Als Geiger vom Dirigentenpult aus leitete Fabio Biondi das Orchestra del Teatro La Fenice mit einer das Orchester mitreißenden Spielfreude. Die Besetzung mit überwiegend modernen Instrumenten hat den Vorteil, dass die Trompeten sauber klingen, doch die modernen Violinen im zweiten Akt in der Arie des Claudio „Basta che sol tu chieda“ klingen beim g''' störend scharf. Das Ensemble wurde um zwei Traversflöten ergänzt (Händel schreibt Blockflöten vor), sowie um zwei Cembali und eine Laute in der Continuo-Gruppe. Die Oper wurde nicht in voller Länge gespielt, einige Arien und Rezitative fielen weg bzw. wurden gekürzt.

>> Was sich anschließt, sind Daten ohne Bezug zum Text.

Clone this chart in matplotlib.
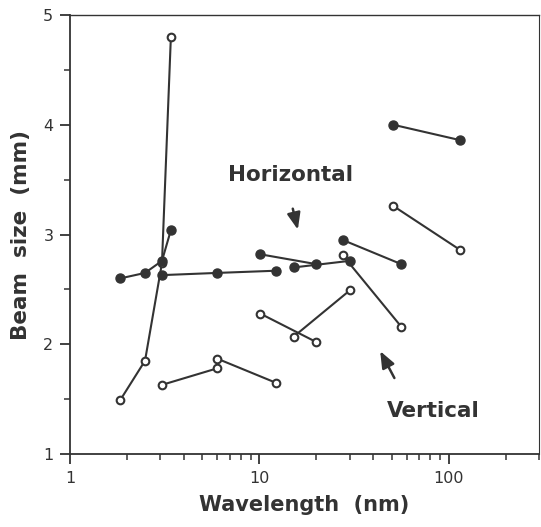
import matplotlib
matplotlib.use("Agg")
import matplotlib.pyplot as plt
from matplotlib.ticker import LogLocator, NullFormatter, FixedLocator, FixedFormatter

# horizontal beam size (filled circles), one list per connected segment
h_wl = [[1.84, 2.49, 3.06, 3.41],
        [3.06, 5.97, 12.2],
        [10.1, 20.0],
        [15.2, 30.0],
        [27.6, 56.2],
        [51.0, 114.8]]
h_size = [[2.60, 2.65, 2.76, 3.04],
          [2.63, 2.65, 2.67],
          [2.82, 2.73],
          [2.70, 2.76],
          [2.95, 2.73],
          [4.00, 3.86]]

# vertical beam size (open circles)
v_wl = [[1.84, 2.49, 3.06, 3.41],
        [3.06, 5.97],
        [5.97, 12.2],
        [10.1, 20.0],
        [15.2, 30.0],
        [27.6, 56.2],
        [51.0, 114.8]]
v_size = [[1.49, 1.85, 2.74, 4.80],
          [1.63, 1.78],
          [1.87, 1.65],
          [2.28, 2.02],
          [2.07, 2.49],
          [2.81, 2.16],
          [3.26, 2.86]]

ink = '#333333'

fig = plt.figure(figsize=(5.41, 5.27), dpi=100)
ax = fig.add_axes([0.1294, 0.1385, 0.9963 - 0.1294, 0.9715 - 0.1385])

# open circles first so filled ones sit on top where they overlap
for xs, ys in zip(v_wl, v_size):
    ax.plot(xs, ys, '-', color=ink, lw=1.5, marker='o', ms=5.5,
            mfc='white', mec=ink, mew=1.5, zorder=2)
for xs, ys in zip(h_wl, h_size):
    ax.plot(xs, ys, '-', color=ink, lw=1.5, marker='o', ms=6.5,
            mfc=ink, mec=ink, zorder=3)

ax.set_xscale('log')
ax.set_xlim(1, 300)
ax.set_ylim(1, 5)

ax.xaxis.set_major_locator(FixedLocator([1, 10, 100]))
ax.xaxis.set_major_formatter(FixedFormatter(['1', '10', '100']))
ax.xaxis.set_minor_locator(LogLocator(base=10, subs=range(2, 10)))
ax.xaxis.set_minor_formatter(NullFormatter())
ax.set_yticks([1, 2, 3, 4, 5])
ax.set_yticks([1.5, 2.5, 3.5, 4.5], minor=True)

for s in ax.spines.values():
    s.set_color(ink)
    s.set_linewidth(1.3)
ax.spines['top'].set_linewidth(1.0)
ax.spines['right'].set_linewidth(0.8)

ax.tick_params(which='major', direction='out', length=7, width=1.3,
               color=ink, labelsize=11.5, labelcolor=ink, pad=5)
ax.tick_params(which='minor', direction='out', length=4, width=1.1, color=ink)
ax.tick_params(top=False, right=False, which='both')

ax.set_xlabel('Wavelength  (nm)', fontsize=15, fontweight='bold', color=ink, labelpad=7)
ax.set_ylabel('Beam  size  (mm)', fontsize=15.5, fontweight='bold', color=ink, labelpad=9)

ax.text(14.6, 3.54, 'Horizontal', fontsize=15.5, fontweight='bold', color=ink,
        ha='center', va='center')
ax.text(83.3, 1.39, 'Vertical', fontsize=15.5, fontweight='bold', color=ink,
        ha='center', va='center')

arrow = dict(arrowstyle='-|>,head_length=1.0,head_width=0.4', color=ink, lw=1.8)
ax.annotate('', xy=(16.1, 3.02), xytext=(14.9, 3.26), arrowprops=arrow)
ax.annotate('', xy=(42.8, 1.96), xytext=(52.5, 1.67), arrowprops=arrow)

fig.savefig('out.png', dpi=100)
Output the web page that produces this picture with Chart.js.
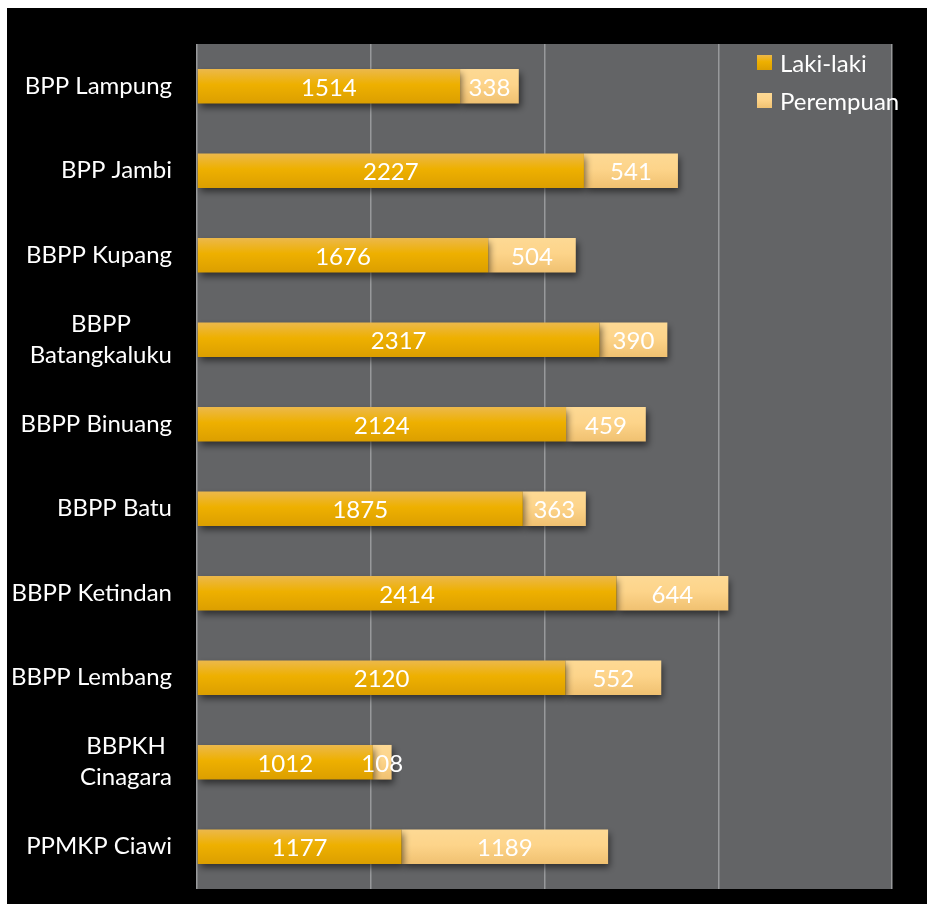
<!DOCTYPE html>
<html>
<head>
<meta charset="utf-8">
<script src="https://cdn.jsdelivr.net/npm/chart.js@4/dist/chart.umd.min.js"></script>
<style>
	body { margin: 0; background: #fff; }
	#wrap { position: absolute; left: 7px; top: 8px; width: 920px; height: 896px; background: #000; }
	#legend { position: absolute; left: 750px; top: 35px; font-family: Lato, sans-serif; font-size: 24px; color: #fff; }
</style>
</head>
<body>
<div id="wrap">
	<canvas id="chart" width="920" height="896"></canvas>
	<div id="legend"></div>
</div>
<script>
const categories = [
	"BPP Lampung",
	"BPP Jambi",
	"BBPP Kupang",
	["BBPP", "Batangkaluku"],
	"BBPP Binuang",
	"BBPP Batu",
	"BBPP Ketindan",
	"BBPP Lembang",
	["BBPKH", "Cinagara"],
	"PPMKP Ciawi",
];
const seriesNames = ["Laki-laki", "Perempuan"];
const lakiLaki = [1514, 2227, 1676, 2317, 2124, 1875, 2414, 2120, 1012, 1177];
const perempuan = [338, 541, 504, 390, 459, 363, 644, 552, 108, 1189];
const xTicks = [0, 1000, 2000, 3000, 4000];

const lakiStops = ["#ecb84a", "#eeb000", "#dc9f00"];
const perempuanStops = ["#fdd994", "#fdd48a", "#f0c171"];

function barGradient(stops) {
	return function (context) {
		const chart = context.chart;
		const yScale = chart.scales.y;
		if (context.type !== "data" || !yScale) return stops[1];
		const yc = yScale.getPixelForValue(context.dataIndex);
		if (!isFinite(yc)) return stops[1];
		const g = chart.ctx.createLinearGradient(0, yc - 17, 0, yc + 17);
		g.addColorStop(0, stops[0]);
		g.addColorStop(0.45, stops[1]);
		g.addColorStop(1, stops[2]);
		return g;
	};
}

// fond gris de la zone de tracé
const plotBackground = {
	id: "plotBackground",
	beforeDraw(chart) {
		const a = chart.chartArea;
		chart.ctx.save();
		chart.ctx.fillStyle = "#636466";
		chart.ctx.fillRect(a.left, a.top, a.right - a.left, a.bottom - a.top);
		chart.ctx.restore();
	},
};

// ombre sous les barres + valeurs au centre de chaque segment
const barDecor = {
	id: "barDecor",
	beforeDatasetsDraw(chart) {
		const ctx = chart.ctx;
		ctx.save();
		ctx.shadowColor = "rgba(0,0,0,0.55)";
		ctx.shadowBlur = 7;
		ctx.shadowOffsetX = 2;
		ctx.shadowOffsetY = 4;
	},
	afterDatasetsDraw(chart) {
		const ctx = chart.ctx;
		ctx.restore();
		ctx.save();
		ctx.font = "24px Lato, sans-serif";
		ctx.fillStyle = "#ffffff";
		ctx.textAlign = "center";
		ctx.textBaseline = "middle";
		chart.data.datasets.forEach(function (ds, i) {
			chart.getDatasetMeta(i).data.forEach(function (bar, j) {
				ctx.fillText(String(ds.data[j]), (bar.base + bar.x) / 2, bar.y + 2);
			});
		});
		ctx.restore();
	},
};

// libellés de l'axe Y : bloc aligné à droite, lignes centrées
const categoryLabels = {
	id: "categoryLabels",
	afterDraw(chart) {
		const ctx = chart.ctx;
		const yScale = chart.scales.y;
		const rightEdge = chart.chartArea.left - 25;
		ctx.save();
		ctx.font = "24px Lato, sans-serif";
		ctx.fillStyle = "#ffffff";
		ctx.textAlign = "center";
		ctx.textBaseline = "middle";
		categories.forEach(function (label, i) {
			const lines = Array.isArray(label) ? label : [label];
			const w = Math.max.apply(null, lines.map(function (l) { return ctx.measureText(l).width; }));
			const cx = rightEdge - w / 2;
			const yc = yScale.getPixelForValue(i);
			const lh = 31;
			lines.forEach(function (l, k) {
				ctx.fillText(l, cx, yc + (k - (lines.length - 1) / 2) * lh);
			});
		});
		ctx.restore();
	},
};

const ctx = document.getElementById("chart").getContext("2d");
const chart = new Chart(ctx, {
	type: "bar",
	data: {
		labels: categories,
		datasets: [
			{
				label: seriesNames[0],
				data: lakiLaki,
				backgroundColor: barGradient(lakiStops),
				borderWidth: 0,
				barPercentage: 0.41,
				categoryPercentage: 1,
			},
			{
				label: seriesNames[1],
				data: perempuan,
				backgroundColor: barGradient(perempuanStops),
				borderWidth: 0,
				barPercentage: 0.41,
				categoryPercentage: 1,
			},
		],
	},
	options: {
		indexAxis: "y",
		responsive: false,
		animation: false,
		layout: {
			padding: { top: 36, right: 35, bottom: 15, left: 0 },
		},
		scales: {
			x: {
				stacked: true,
				min: xTicks[0],
				max: xTicks[xTicks.length - 1],
				afterBuildTicks: function (scale) {
					scale.ticks = xTicks.map(function (v) { return { value: v }; });
				},
				ticks: { display: false },
				grid: { color: "#98999b", lineWidth: 1.5, drawTicks: false },
				border: { display: false },
				afterFit: function (scale) { scale.height = 0; },
			},
			y: {
				stacked: true,
				ticks: { display: false },
				grid: { display: false, drawTicks: false },
				border: { display: false },
				afterFit: function (scale) { scale.width = 190; },
			},
		},
		plugins: {
			legend: { display: false },
			tooltip: { enabled: false },
		},
	},
	plugins: [plotBackground, barDecor, categoryLabels],
});

// légende manuelle
const legendColors = [lakiStops, perempuanStops];
let legendHtml = "";
seriesNames.forEach(function (name, i) {
	const s = legendColors[i];
	legendHtml +=
		'<div style="display:flex;align-items:center;height:38px;">' +
		'<span style="display:inline-block;width:15px;height:15px;margin-right:8px;background:linear-gradient(' +
		s[0] + "," + s[1] + " 45%," + s[2] + ');"></span>' +
		"<span>" + name + "</span>" +
		"</div>";
});
document.getElementById("legend").innerHTML = legendHtml;
</script>
</body>
</html>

Während Ferrara im Februar eine italienische Partenope-Premiere erlebte und Mailand eine neue „Alcina“ zeigte, präsentierte Venedig die zweite von drei italienischen Agrippina-Inszenierungen des Händeljahres (im Januar war die Oper auch beim Festival MiTo zu sehen, sie wurde außerdem im November in Modena aufgeführt). Zwar war das Theater nicht ausverkauft, aber dennoch gut gefüllt, auch mit Gästen, die extra aus dem Ausland oder anderen Orten des Landes angereist waren, und die Zuschauer honorierten besonders gelungene Leistungen durchaus mit Bravo-Rufen und gebührendem Applaus. Diese Händel-Inszenierung ist die überzeugendste, die ich persönlich in diesem Jahr gesehen habe.